══ Given information
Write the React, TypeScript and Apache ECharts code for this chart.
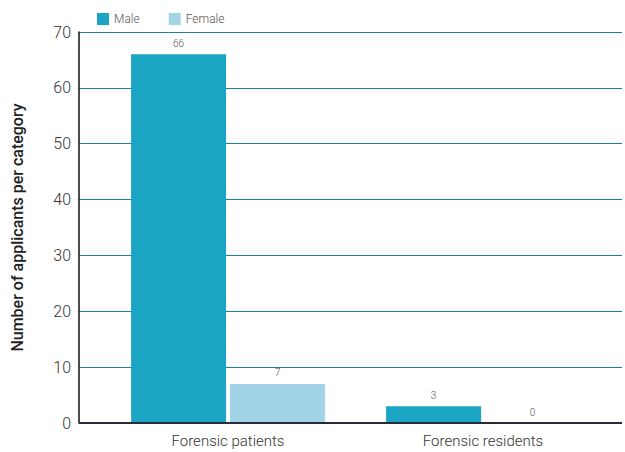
import React, { useEffect, useRef } from "react";
import * as echarts from "echarts";

const categories = ["Forensic patients", "Forensic residents"];
const seriesNames = ["Male", "Female"];
const maleValues = [66, 3];
const femaleValues = [7, 0];
const yTicks = { min: 0, max: 70, interval: 10 };
const yAxisTitle = "Number of applicants per category";

const FONT = "Roboto, 'DejaVu Sans', sans-serif";

export default function App() {
  const ref = useRef<HTMLDivElement>(null);
  useEffect(() => {
    if (!ref.current) return;
    const chart = echarts.init(ref.current, null, { renderer: "svg" });
    const labelStyle = {
      show: true,
      position: "top",
      distance: 6,
      color: "#555",
      fontSize: 10,
      fontWeight: 300,
      fontFamily: FONT,
    };
    chart.setOption({
      animation: false,
      textStyle: { fontFamily: FONT },
      legend: {
        left: 92,
        top: 8,
        itemWidth: 12,
        itemHeight: 12,
        itemGap: 29,
        icon: "rect",
        data: seriesNames,
        textStyle: { color: "#555", fontSize: 12, fontWeight: 300, fontFamily: FONT },
      },
      grid: [
        { left: 79, right: 3, top: 32, bottom: 29 },
        { left: 100.5, right: 14.5, top: 32, bottom: 29 },
      ],
      xAxis: [
        {
          gridIndex: 0,
          type: "category",
          data: categories,
          show: false,
        },
        {
          gridIndex: 1,
          type: "category",
          data: categories,
          axisLine: { show: false },
          axisTick: { show: false },
          axisLabel: { color: "#333", fontSize: 15, fontWeight: 300, margin: 10, fontFamily: FONT },
        },
      ],
      yAxis: [
        {
          gridIndex: 0,
          type: "value",
          min: yTicks.min,
          max: yTicks.max,
          interval: yTicks.interval,
          name: yAxisTitle,
          nameLocation: "middle",
          nameGap: 54,
          nameTextStyle: { color: "#222", fontSize: 16, fontWeight: 500, fontFamily: FONT },
          axisLine: { show: true, lineStyle: { color: "#111", width: 1.5 } },
          axisTick: { show: false },
          axisLabel: { color: "#333", fontSize: 16, fontWeight: 300, margin: 8, fontFamily: FONT },
          splitLine: { show: true, lineStyle: { color: "#1f7fa6", width: 1 } },
        },
        {
          gridIndex: 1,
          type: "value",
          min: yTicks.min,
          max: yTicks.max,
          interval: yTicks.interval,
          show: false,
          splitLine: { show: false },
        },
      ],
      series: [
        {
          type: "bar",
          xAxisIndex: 0,
          yAxisIndex: 0,
          data: [],
          silent: true,
          markLine: {
            silent: true,
            symbol: "none",
            label: { show: false },
            lineStyle: { color: "#2a2a3a", width: 2, type: "solid" },
            data: [{ yAxis: 0 }],
          },
        },
        {
          name: seriesNames[0],
          type: "bar",
          xAxisIndex: 1,
          yAxisIndex: 1,
          data: maleValues,
          barWidth: 95,
          barGap: "4%",
          itemStyle: { color: "#1aa5c5" },
          label: labelStyle,
          z: 3,
        },
        {
          name: seriesNames[1],
          type: "bar",
          xAxisIndex: 1,
          yAxisIndex: 1,
          data: femaleValues,
          barWidth: 95,
          barGap: "4%",
          itemStyle: { color: "#a3d3e6" },
          label: labelStyle,
          z: 3,
        },
      ],
    });
    return () => chart.dispose();
  }, []);
  return (
    <div
      ref={ref}
      style={{ position: "fixed", left: 0, top: 0, width: 625, height: 452, background: "#fff" }}
    />
  );
}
════
● **Written task**: Leave out the pictures and reproduce the rest of the listing exactly.

● **Reply to the exercise**:
Write the React, TypeScript and Apache ECharts code for this chart.
import React, { useEffect, useRef } from "react";
import * as echarts from "echarts";

const categories = ["Forensic patients", "Forensic residents"];
const seriesNames = ["Male", "Female"];
const maleValues = [66, 3];
const femaleValues = [7, 0];
const yTicks = { min: 0, max: 70, interval: 10 };
const yAxisTitle = "Number of applicants per category";

const FONT = "Roboto, 'DejaVu Sans', sans-serif";

export default function App() {
  const ref = useRef<HTMLDivElement>(null);
  useEffect(() => {
    if (!ref.current) return;
    const chart = echarts.init(ref.current, null, { renderer: "svg" });
    const labelStyle = {
      show: true,
      position: "top",
      distance: 6,
      color: "#555",
      fontSize: 10,
      fontWeight: 300,
      fontFamily: FONT,
    };
    chart.setOption({
      animation: false,
      textStyle: { fontFamily: FONT },
      legend: {
        left: 92,
        top: 8,
        itemWidth: 12,
        itemHeight: 12,
        itemGap: 29,
        icon: "rect",
        data: seriesNames,
        textStyle: { color: "#555", fontSize: 12, fontWeight: 300, fontFamily: FONT },
      },
      grid: [
        { left: 79, right: 3, top: 32, bottom: 29 },
        { left: 100.5, right: 14.5, top: 32, bottom: 29 },
      ],
      xAxis: [
        {
          gridIndex: 0,
          type: "category",
          data: categories,
          show: false,
        },
        {
          gridIndex: 1,
          type: "category",
          data: categories,
          axisLine: { show: false },
          axisTick: { show: false },
          axisLabel: { color: "#333", fontSize: 15, fontWeight: 300, margin: 10, fontFamily: FONT },
        },
      ],
      yAxis: [
        {
          gridIndex: 0,
          type: "value",
          min: yTicks.min,
          max: yTicks.max,
          interval: yTicks.interval,
          name: yAxisTitle,
          nameLocation: "middle",
          nameGap: 54,
          nameTextStyle: { color: "#222", fontSize: 16, fontWeight: 500, fontFamily: FONT },
          axisLine: { show: true, lineStyle: { color: "#111", width: 1.5 } },
          axisTick: { show: false },
          axisLabel: { color: "#333", fontSize: 16, fontWeight: 300, margin: 8, fontFamily: FONT },
          splitLine: { show: true, lineStyle: { color: "#1f7fa6", width: 1 } },
        },
        {
          gridIndex: 1,
          type: "value",
          min: yTicks.min,
          max: yTicks.max,
          interval: yTicks.interval,
          show: false,
          splitLine: { show: false },
        },
      ],
      series: [
        {
          type: "bar",
          xAxisIndex: 0,
          yAxisIndex: 0,
          data: [],
          silent: true,
          markLine: {
            silent: true,
            symbol: "none",
            label: { show: false },
            lineStyle: { color: "#2a2a3a", width: 2, type: "solid" },
            data: [{ yAxis: 0 }],
          },
        },
        {
          name: seriesNames[0],
          type: "bar",
          xAxisIndex: 1,
          yAxisIndex: 1,
          data: maleValues,
          barWidth: 95,
          barGap: "4%",
          itemStyle: { color: "#1aa5c5" },
          label: labelStyle,
          z: 3,
        },
        {
          name: seriesNames[1],
          type: "bar",
          xAxisIndex: 1,
          yAxisIndex: 1,
          data: femaleValues,
          barWidth: 95,
          barGap: "4%",
          itemStyle: { color: "#a3d3e6" },
          label: labelStyle,
          z: 3,
        },
      ],
    });
    return () => chart.dispose();
  }, []);
  return (
    <div
      ref={ref}
      style={{ position: "fixed", left: 0, top: 0, width: 625, height: 452, background: "#fff" }}
    />
  );
}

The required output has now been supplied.